Fig. 178.—View of two volcanic necks in the Carboniferous Limestone series, at Grange Mill, five miles west of Matlock Bath, from the north.

On the south and west sides, the surrounding limestone can be traced up to within a few feet of the edge of the agglomerate, and its strata are there found to be much jumbled and broken, while their texture is rather more crystalline than usual, though not saccharoid. The two necks are separated by a narrow valley in which no rock is visible. Their opposite declivities meet at the bottom of this hollow, and are so definitely marked off that, even in the absence of proof that they are disjoined by intervening limestone, there can be little hesitation in regarding each hill as marking a distinct vent. A wider valley extends along the eastern base of the necks, and slopes upward on its east side until it is crowned by a long escarpment of limestone, which reaches a height of 1000 feet above the sea, or about 100 feet above the valley from which it rises. Unfortunately, the bottom and slopes of this depression are thickly covered with soil, but at one or two places debris of fine tuff may be observed, and at the northern and southern ends of the hollow well-bedded green and reddish tuff appears, dipping gently below the limestone escarpment. This band of volcanic detritus evidently underlies the limestone, and forms most of the gentle slope on the east side of the valley. It may be from 70 to 100 feet thick. That it was discharged from one or both of the necks seems tolerably clear. Its material resembles that forming the matrix of the agglomerate. The general arrangement of the rocks at this interesting locality is represented in Fig. 179, which is reduced from my survey on the scale of six inches to a mile. A section across the smaller vent would show the structure represented in [Fig. 180].

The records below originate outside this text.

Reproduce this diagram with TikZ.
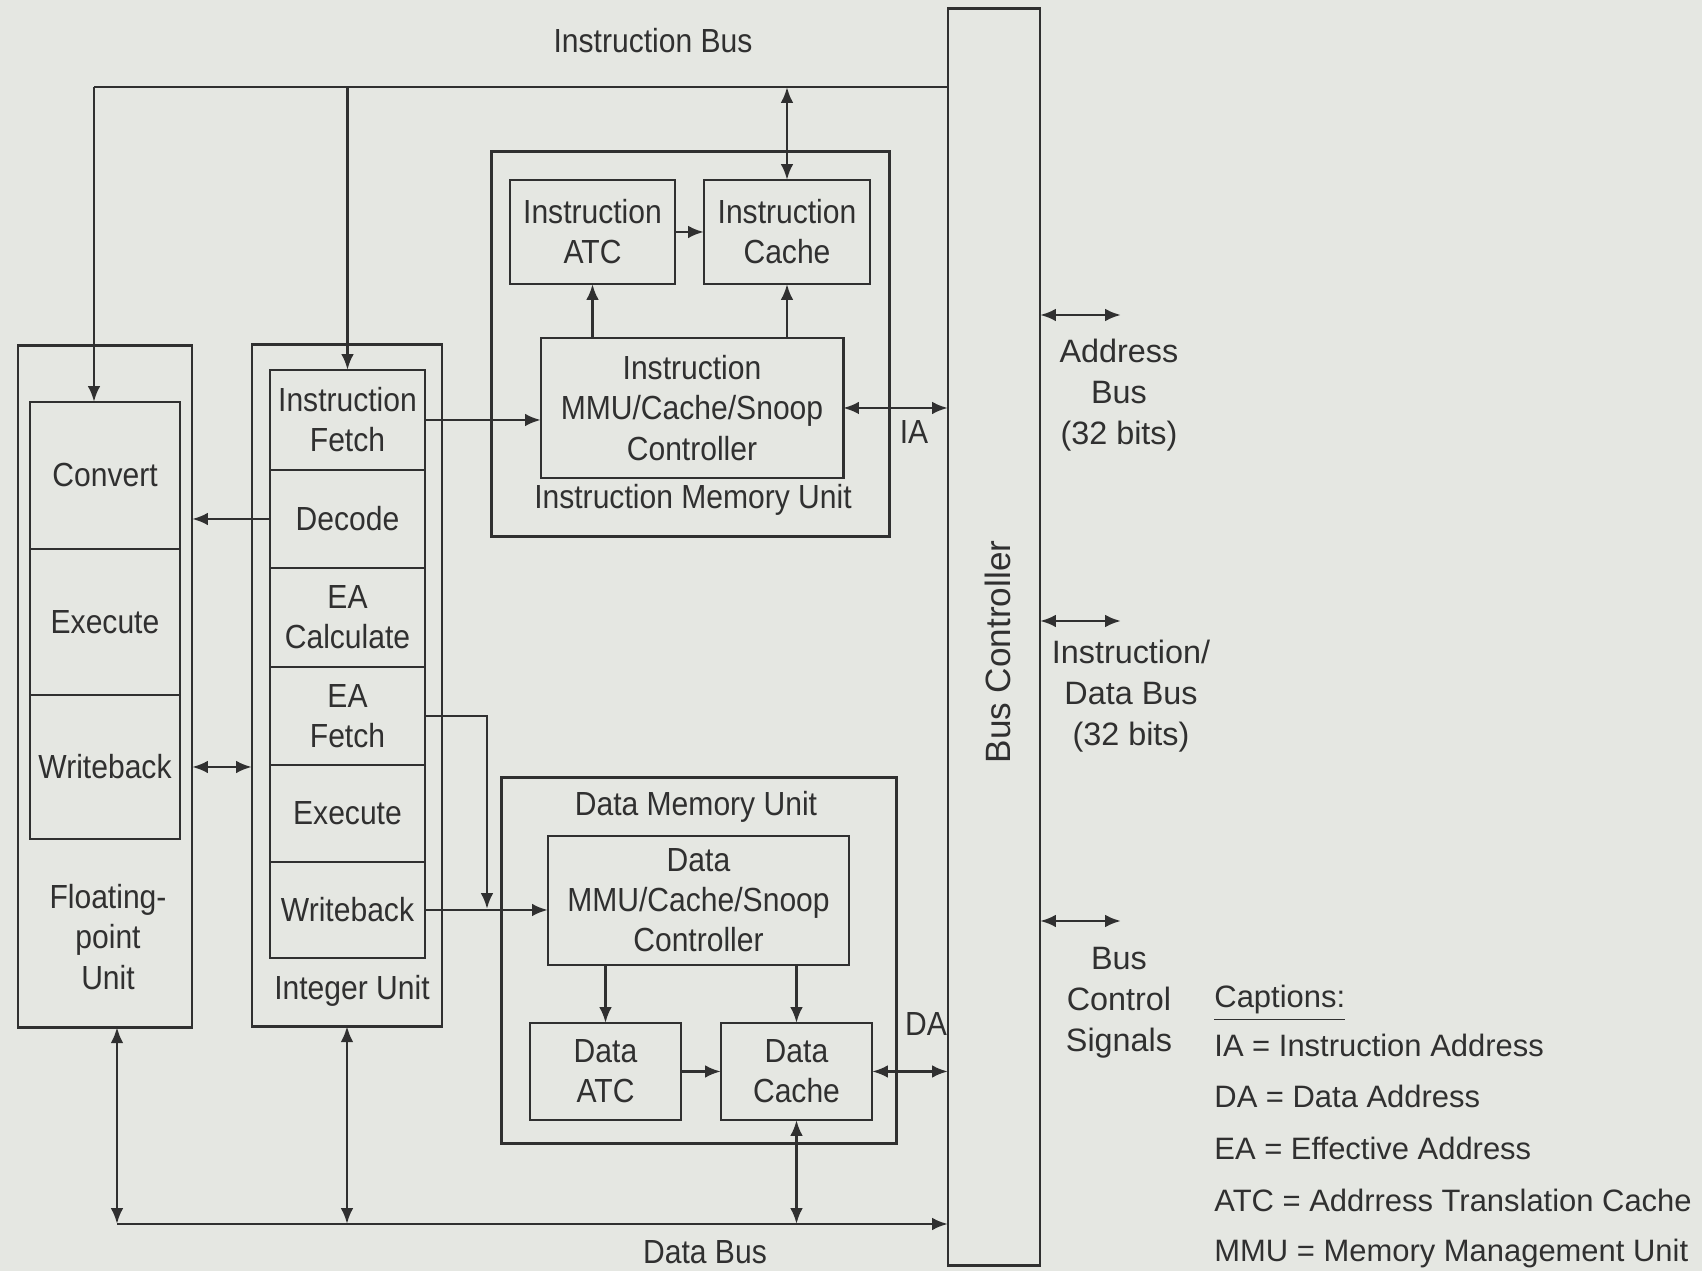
\documentclass[tikz,border=0pt]{standalone}
\usepackage{fontspec}
\setmainfont{Liberation Sans}
\newfontfamily\narrowsf[FakeStretch=0.9]{Liberation Sans}
\usepackage{xcolor}
\usetikzlibrary{arrows.meta}
\definecolor{paper}{RGB}{229,231,226}
\definecolor{ink}{RGB}{48,48,48}

\begin{document}
\begin{tikzpicture}[x=0.01cm,y=-0.01cm,line width=0.8pt,color=ink,
  >={Latex[length=4.5pt,width=3.6pt]},
  box/.style={draw,inner sep=0pt,outer sep=0pt,align=center,
    font=\narrowsf\fontsize{9.5}{11.4}\selectfont},
  lbl/.style={inner sep=0pt,align=center,font=\narrowsf\fontsize{9.5}{11.4}\selectfont},
  rlbl/.style={inner sep=0pt,align=center,font=\fontsize{9.2}{11.6}\selectfont},
  caption/.style={inner sep=0pt,anchor=base west,font=\fontsize{8.8}{11}\selectfont}]
  \useasboundingbox (0,0) rectangle (1702,1271);
  \fill[paper] (0,0) rectangle (1702,1271);

  \node[box,minimum width=0.92cm,minimum height=12.56cm] (bc) at (994,637) {};
  \node[rotate=90,inner sep=0pt,font=\fontsize{10}{12}\selectfont] (bclabel) at (998,652) {Bus Controller};

  \node[box,minimum width=1.74cm,minimum height=6.81cm] (fpu) at (105,686.5) {};
  \node[box,minimum width=1.50cm,minimum height=1.47cm] (fconv) at (105,475.5) {Convert};
  \node[box,minimum width=1.50cm,minimum height=1.46cm] (fexec) at (105,622) {Execute};
  \node[box,minimum width=1.50cm,minimum height=1.44cm] (fwb) at (105,767) {Writeback};
  \node[lbl] (fpulabel) at (108,937) {Floating-\\point\\Unit};

  \node[box,minimum width=1.90cm,minimum height=6.81cm] (iu) at (347,685.5) {};
  \node[box,minimum width=1.55cm,minimum height=1.00cm] (ifetch) at (347.5,420) {Instruction\\Fetch};
  \node[box,minimum width=1.55cm,minimum height=0.98cm] (idec) at (347.5,519) {Decode};
  \node[box,minimum width=1.55cm,minimum height=0.99cm] (ieacalc) at (347.5,617.5) {EA\\Calculate};
  \node[box,minimum width=1.55cm,minimum height=0.98cm] (ieafetch) at (347.5,716) {EA\\Fetch};
  \node[box,minimum width=1.55cm,minimum height=0.97cm] (iexec) at (347.5,813.5) {Execute};
  \node[box,minimum width=1.55cm,minimum height=0.96cm] (iwb) at (347.5,910) {Writeback};
  \node[lbl] (iulabel) at (352,991) {Integer Unit};

  \node[box,minimum width=3.97cm,minimum height=3.84cm] (imu) at (690.5,344) {};
  \node[box,minimum width=1.65cm,minimum height=1.04cm] (iatc) at (592.5,232) {Instruction\\ATC};
  \node[box,minimum width=1.66cm,minimum height=1.04cm] (icache) at (787,232) {Instruction\\Cache};
  \node[box,minimum width=3.02cm,minimum height=1.40cm] (immu) at (692,408) {Instruction\\MMU/Cache/Snoop\\Controller};
  \node[lbl] (imulabel) at (693,500) {Instruction Memory Unit};

  \node[box,minimum width=3.94cm,minimum height=3.65cm] (dmu) at (699,960.5) {};
  \node[lbl] (dmulabel) at (696,807) {Data Memory Unit};
  \node[box,minimum width=3.01cm,minimum height=1.29cm] (dmmu) at (698.5,900.5) {Data\\MMU/Cache/Snoop\\Controller};
  \node[box,minimum width=1.51cm,minimum height=0.97cm] (datc) at (605.5,1071.5) {Data\\ATC};
  \node[box,minimum width=1.51cm,minimum height=0.97cm] (dcache) at (796.5,1071.5) {Data\\Cache};

  \node[lbl] (ibus) at (653,41) {Instruction Bus};
  \node[lbl] (dbus) at (705,1252) {Data Bus};
  \node[lbl] (ia) at (914,432) {IA};
  \node[lbl] (da) at (926,1024) {DA};

  \coordinate (ibl) at (94,87);
  \coordinate (dbl) at (117,1224);
  \coordinate (eadrop) at (487,909);
  \draw (ibl) -- (ibl -| bc.west);
  \draw[->] (ibl) -- (ibl |- fconv.north);
  \draw[->] (ibl -| ifetch.north) -- (ifetch.north);
  \draw[<->] (ibl -| icache.north) -- (icache.north);
  \draw[->] (immu.north -| iatc) -- (iatc.south);
  \draw[->] (immu.north -| icache) -- (icache.south);
  \draw[->] (iatc.east) -- (icache.west);
  \draw[->] (ifetch.east) -- (ifetch.east -| immu.west);
  \draw[<->] (immu.east) -- (immu.east -| bc.west);
  \draw[->] (idec.west) -- (idec.west -| fpu.east);
  \draw[<->] (fpu.east |- fwb) -- (iu.west |- fwb);
  \draw[->] (ieafetch.east) -| (eadrop);
  \draw[->] (iwb.east) -- (iwb.east -| dmmu.west);
  \draw[->] (dmmu.south -| datc) -- (datc.north);
  \draw[->] (dmmu.south -| dcache) -- (dcache.north);
  \draw[->] (datc.east) -- (dcache.west);
  \draw[<->] (dcache.east) -- (dcache.east -| bc.west);
  \draw[<->] (dcache.south) -- (dcache.south |- dbl);
  \draw[->] (dbl) -- (dbl -| bc.west);
  \draw[<->] (fpu.south -| dbl) -- (dbl);
  \draw[<->] (iu.south) -- (iu.south |- dbl);

  \coordinate (abusend) at (1121,315);
  \coordinate (idbusend) at (1121,621);
  \coordinate (ctrlend) at (1121,921);
  \draw[<->] (abusend -| bc.east) -- (abusend);
  \draw[<->] (idbusend -| bc.east) -- (idbusend);
  \draw[<->] (ctrlend -| bc.east) -- (ctrlend);
  \node[rlbl] (abus) at (1119,395) {Address\\Bus\\(32 bits)};
  \node[rlbl] (idbus) at (1131,696) {Instruction/\\Data Bus\\(32 bits)};
  \node[rlbl] (ctrl) at (1119,1003) {Bus\\Control\\Signals};

  \node[caption] (cap0) at (1213,1008) {\underline{Captions:}};
  \node[caption] (cap1) at (1213,1057) {IA = Instruction Address};
  \node[caption] (cap2) at (1213,1108) {DA = Data Address};
  \node[caption] (cap3) at (1213,1160) {EA = Effective Address};
  \node[caption] (cap4) at (1213,1212) {ATC = Addrress Translation Cache};
  \node[caption] (cap5) at (1213,1262) {MMU = Memory Management Unit};
\end{tikzpicture}
\end{document}
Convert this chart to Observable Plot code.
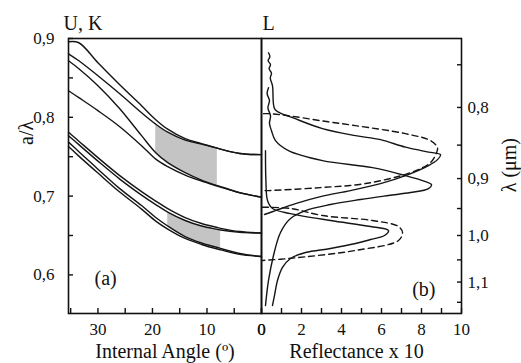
<!DOCTYPE html>
<html><head><meta charset="utf-8">
<script src="https://cdn.jsdelivr.net/npm/d3@7"></script>
<script src="https://cdn.jsdelivr.net/npm/@observablehq/plot@0.6"></script>
<style>
html,body{margin:0;padding:0;background:#fff;}
#wrap{position:relative;width:521px;height:363px;overflow:hidden;background:#fff;}
#wrap svg{position:absolute;top:0;}
#wrap svg text{font-family:"Liberation Serif","Times New Roman","DejaVu Serif",serif !important;}
</style></head><body><div id="wrap"></div>
<script>
// ---------- panel (a): photonic bands, a/λ vs internal angle ----------
const angle = [35.4, 33.5, 30, 26, 22, 19.4, 17.2, 14, 11, 8.1, 7.5, 4, 0];
const bandA = [0.8958, 0.8946, 0.8692, 0.8413, 0.8147, 0.7970, 0.7849, 0.7729, 0.7666, 0.7608, 0.7596, 0.7541, 0.7526];
const bandB = [0.8806, 0.8717, 0.8527, 0.8299, 0.8058, 0.7913, 0.7811, 0.7710, 0.7659, 0.7608, 0.7596, 0.7541, 0.7526];
const bandC = [0.8717, 0.8616, 0.8401, 0.8109, 0.7767, 0.7551, 0.7425, 0.7298, 0.7203, 0.7133, 0.7121, 0.7044, 0.6987];
const bandD = [0.8337, 0.8249, 0.8084, 0.7881, 0.7640, 0.7469, 0.7374, 0.7266, 0.7190, 0.7127, 0.7114, 0.7042, 0.6987];
const bandE = [0.7811, 0.7697, 0.7488, 0.7260, 0.7057, 0.6937, 0.6842, 0.6728, 0.6652, 0.6601, 0.6591, 0.6550, 0.6531];
const bandF = [0.7767, 0.7653, 0.7444, 0.7216, 0.7013, 0.6892, 0.6797, 0.6690, 0.6620, 0.6578, 0.6569, 0.6540, 0.6531];
const bandG = [0.7685, 0.7564, 0.7342, 0.7095, 0.6880, 0.6728, 0.6620, 0.6487, 0.6405, 0.6348, 0.6335, 0.6271, 0.6233];
const bandH = [0.7628, 0.7507, 0.7292, 0.7051, 0.6835, 0.6683, 0.6582, 0.6462, 0.6386, 0.6328, 0.6318, 0.6261, 0.6233];
// shaded angular windows (degrees)
const upperWindow = [8.1, 19.4];
const lowerWindow = [7.5, 17.2];

const angleMajor = [30, 20, 10, 0];
const angleMinor = [35, 25, 15, 5];
const aLamMajor = [0.6, 0.7, 0.8, 0.9];
const aLamMinor = [0.65, 0.75, 0.85];

// ---------- panel (b): reflectance spectra ----------
const latticeConst = 0.65; // μm, links a/λ to λ
const lambdaMajor = [0.8, 0.9, 1.0, 1.1];
const lambdaMinor = [0.75, 0.85, 0.95, 1.05, 1.15];
const reflMajor = [0, 2, 4, 6, 8, 10];
const reflMinor = [1, 3, 5, 7, 9];

// measured spectra (solid)
const meas1R = [0.35, 0.42, 0.33, 0.45, 0.38, 0.5, 0.44, 0.55, 0.65, 0.9, 1.55, 3.05, 4.7, 5.95, 7.2, 8.35, 8.95, 8.8, 8.35, 7.2, 5.95, 4.45, 2.95, 1.7, 0.7, 0.15];
const meas1Y = [0.8819, 0.8770, 0.8718, 0.8670, 0.8616, 0.8560, 0.8500, 0.8400, 0.8110, 0.8058, 0.7995, 0.7856, 0.7767, 0.7716, 0.7621, 0.7558, 0.7526, 0.7463, 0.7387, 0.7260, 0.7159, 0.7070, 0.6994, 0.6905, 0.6816, 0.6766];
const meas2R = [0.35, 0.28, 0.4, 0.32, 0.45, 0.4, 0.5, 0.7, 1.35, 3.05, 5.55, 7.2, 8.2, 8.5, 8.35, 7.45, 6.35, 4.95, 3.45, 2.2, 1.45, 0.95, 0.6, 0.35, 0.2];
const meas2Y = [0.8375, 0.8300, 0.8211, 0.8120, 0.8020, 0.7920, 0.7830, 0.7704, 0.7577, 0.7450, 0.7361, 0.7260, 0.7184, 0.7146, 0.7095, 0.7045, 0.7007, 0.6956, 0.6893, 0.6816, 0.6715, 0.6538, 0.6246, 0.5929, 0.5612];
const meas3R = [0.2, 0.22, 0.3, 0.55, 1.45, 3.45, 5.45, 6.35, 6.15, 5.45, 4.7, 3.45, 2.2, 1.45, 1.05, 0.8, 0.65, 0.55];
const meas3Y = [0.7577, 0.7197, 0.6943, 0.6842, 0.6778, 0.6690, 0.6614, 0.6563, 0.6500, 0.6449, 0.6398, 0.6335, 0.6284, 0.6208, 0.6094, 0.5929, 0.5739, 0.5612];
// calculated spectra (dashed)
const calc1R = [0.1, 0.35, 1.35, 2.95, 4.7, 7.2, 8.45, 8.8, 8.75, 8.45, 7.45, 5.2, 2.95, 0.35, 0.1];
const calc1Y = [0.8046, 0.8046, 0.8020, 0.7957, 0.7894, 0.7792, 0.7704, 0.7615, 0.7551, 0.7425, 0.7298, 0.7159, 0.7108, 0.7070, 0.7070];
const calc2R = [0.05, 1.45, 3.05, 5.55, 6.85, 7.05, 6.85, 4.7, 1.35, 0.05];
const calc2Y = [0.6858, 0.6843, 0.6753, 0.6690, 0.6614, 0.6538, 0.6437, 0.6310, 0.6208, 0.6183];

// ---------- build ----------
const FONT = "Liberation Serif, Times New Roman, DejaVu Serif, serif";
const bands = {A: bandA, B: bandB, C: bandC, D: bandD, E: bandE, F: bandF, G: bandG, H: bandH};
const bandRows = Object.entries(bands).flatMap(([k, vals]) => angle.map((a, i) => ({band: k, angle: a, v: vals[i]})));
const inWin = (w) => (a) => a >= w[0] - 1e-9 && a <= w[1] + 1e-9;
const upperShade = angle.map((a, i) => ({angle: a, lo: bandC[i], hi: bandB[i]})).filter(d => inWin(upperWindow)(d.angle));
const lowerShade = angle.map((a, i) => ({angle: a, lo: bandG[i], hi: bandF[i]})).filter(d => inWin(lowerWindow)(d.angle));

const pair = (name, R, Y) => R.map((r, i) => ({s: name, r, y: Y[i]}));
const solidRows = [...pair("m1", meas1R, meas1Y), ...pair("m2", meas2R, meas2Y), ...pair("m3", meas3R, meas3Y)];
const dashRows = [...pair("c1", calc1R, calc1Y), ...pair("c2", calc2R, calc2Y)];

const common = {height: 363, marginTop: 38, marginBottom: 50,
  style: {background: "transparent", overflow: "visible", fontFamily: FONT, fontSize: "17px", color: "black"}};
const yDom = [0.551, 0.9];
const blank = () => "";
const comma = (d) => d.toFixed(1).replace(".", ",");
const txt = {fontFamily: FONT, fill: "#111"};

const left = Plot.plot({
  ...common, width: 262, marginLeft: 68, marginRight: 1,
  x: {domain: [35.4, 0], axis: null},
  y: {domain: yDom, axis: null},
  marks: [
    Plot.areaY(upperShade, {x: "angle", y1: "lo", y2: "hi", fill: "#c4c4c4", curve: "catmull-rom"}),
    Plot.areaY(lowerShade, {x: "angle", y1: "lo", y2: "hi", fill: "#c4c4c4", curve: "catmull-rom"}),
    Plot.line(bandRows, {x: "angle", y: "v", z: "band", stroke: "#151515", strokeWidth: 1.4, curve: "catmull-rom"}),
    Plot.frame({stroke: "#111", strokeWidth: 1.6}),
    Plot.axisX([...angleMajor, ...angleMinor], {label: null, tickSize: 5, dy: -5, tickFormat: blank, stroke: "#111", strokeWidth: 1.4}),
    Plot.axisX(angleMajor, {label: null, tickSize: 0, tickPadding: 9, tickFormat: d => String(d), fontSize: 17, ...txt}),
    Plot.axisY([...aLamMajor, ...aLamMinor], {label: null, tickSize: 5, dx: 5, tickFormat: blank, stroke: "#111", strokeWidth: 1.4}),
    Plot.axisY(aLamMajor, {label: null, tickSize: 0, tickPadding: 14, tickFormat: comma, fontSize: 17, ...txt}),
    Plot.text(["U, K"], {frameAnchor: "top-left", dx: -5, dy: -15, textAnchor: "start", lineAnchor: "middle", fontSize: 20, ...txt}),
    Plot.text(["a/λ"], {frameAnchor: "left", dx: -42, dy: -31, rotate: -90, lineAnchor: "middle", fontSize: 20, ...txt}),
    Plot.text(["(a)"], {frameAnchor: "bottom-left", dx: 26, dy: -35, lineAnchor: "middle", fontSize: 20, ...txt}),
    Plot.text(["Internal Angle (º)"], {frameAnchor: "bottom", dy: 38, lineAnchor: "middle", fontSize: 20, ...txt})
  ]
});

const right = Plot.plot({
  ...common, width: 270, marginLeft: 10, marginRight: 60,
  x: {domain: [0, 10], axis: null},
  y: {domain: yDom, axis: null},
  marks: [
    Plot.line(dashRows, {x: "r", y: "y", z: "s", stroke: "#151515", strokeWidth: 1.4, strokeDasharray: "6,4", curve: "catmull-rom"}),
    Plot.line(solidRows, {x: "r", y: "y", z: "s", stroke: "#151515", strokeWidth: 1.4, curve: "catmull-rom"}),
    Plot.frame({stroke: "#111", strokeWidth: 1.6}),
    Plot.axisX([...reflMajor, ...reflMinor], {label: null, tickSize: 5, dy: -5, tickFormat: blank, stroke: "#111", strokeWidth: 1.4}),
    Plot.axisX(reflMajor, {label: null, tickSize: 0, tickPadding: 9, tickFormat: d => String(d), fontSize: 17, ...txt}),
    Plot.axisY([...lambdaMajor, ...lambdaMinor].map(l => latticeConst / l), {label: null, anchor: "right", tickSize: 5, dx: -5, tickFormat: blank, stroke: "#111", strokeWidth: 1.4}),
    Plot.axisY(lambdaMajor.map(l => latticeConst / l), {label: null, anchor: "right", tickSize: 0, tickPadding: 6, tickFormat: d => comma(latticeConst / d), fontSize: 17, ...txt}),
    Plot.text(["L"], {frameAnchor: "top-left", dx: 1, dy: -15, textAnchor: "start", lineAnchor: "middle", fontSize: 20, ...txt}),
    Plot.text(["λ (μm)"], {frameAnchor: "right", dx: 48, dy: -38, rotate: -90, lineAnchor: "middle", fontSize: 20, ...txt}),
    Plot.text(["(b)"], {frameAnchor: "bottom-right", dx: -26, dy: -24, lineAnchor: "middle", fontSize: 20, ...txt}),
    Plot.text(["Reflectance x 10"], {frameAnchor: "bottom", dx: -5, dy: 38, lineAnchor: "middle", fontSize: 20, ...txt})
  ]
});

left.style.left = "0px";
right.style.left = "251px";
const wrap = document.getElementById("wrap");
wrap.appendChild(left);
wrap.appendChild(right);
</script>
</body></html>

Fig. 179.—Plan of necks and bedded tuff at Grange Mill, five miles west of Matlock Bath.

Fig. 180.—Section across the smaller volcanic neck and the stratified tuff in Carboniferous Limestone, Grange Mill.
1. Limestone; 2. Stratified tuff intercalated among the limestones; 3. Agglomerate.

This group of vents lies in the southern of the two tracts of the volcanic district. In the northern tract a mass of agglomerate pierces the base of the limestone escarpment about a quarter of a mile west from the entrance to the Peak Cavern at Castleton.[34] It is rudely semicircular in area, stretching down the slope until its northern extension is lost under the lower ground. The agglomerate is not well exposed, but it can be seen to be a green, granular crumbling rock, made up in great part of minutely vesicular lapilli, enclosing blocks of various diabases two feet long or more. From the abrupt way in which this agglomerate rises through the limestone, there can be little doubt that it marks the position of one of the volcanic vents of the time. As it stands on the extreme northern verge of the limestone area, the ground further north being covered with the Yoredale rocks and Millstone Grit, it is the most northerly of the whole volcanic district.

[34] This is outcrop No. 1 of Mr. Bemrose's paper, p. 625.

Along the southern margin of the limestone country a group of agglomerate masses probably marks another chain of vents. These are specially interesting, inasmuch as they abut on the Yoredale series, and may thus be looked upon as among the latest of the volcanic chimneys. One of them is seen at Hopton,[35] where along the side of the road a good section is exposed of coarse tumultuous agglomerate, having a dull green matrix, composed of green, brown, and black, minutely cellular, basic, devitrified, glassy lapilli, showing under the microscope abundant microlites and crystals or calcareous pseudomorphs of olivine, augite, and felspar, and much magnetite dust. Through this matrix are distributed blocks of slaggy basalt and dolerite. An interesting feature of this mass is the occurrence in it of some veins, two or three inches broad, of a compact black porphyritic basalt. I did not trace the relations of this agglomerate to the stratified rocks around it. But its internal structure and composition mark it out as a true neck. It extends, according to the Geological Survey map, for about half a mile along the edge of the limestone, and is represented as being separated by two faults from the Yoredale series immediately to the south. So long as the belief is entertained that the toadstones are contemporaneous outflows of lava lying on certain definite horizons, far below the summit of the limestones, the position of the Hopton agglomerate is only explicable on the assumption of some dislocation by which the Yoredale shales have been brought down against it. But when we realize that the rock is an unstratified agglomerate, probably marking the place of a volcanic vent, and therefore rising transgressively through the surrounding strata, the necessity for a fault is removed, or if a fault is inserted its existence should be justified on other evidence than the relations of the igneous rock to the surrounding strata.

[35] Geol. Surv. Mem. North Derbyshire, p. 24. This is outcrop No. 53 of Mr. Bemrose's paper, p. 635.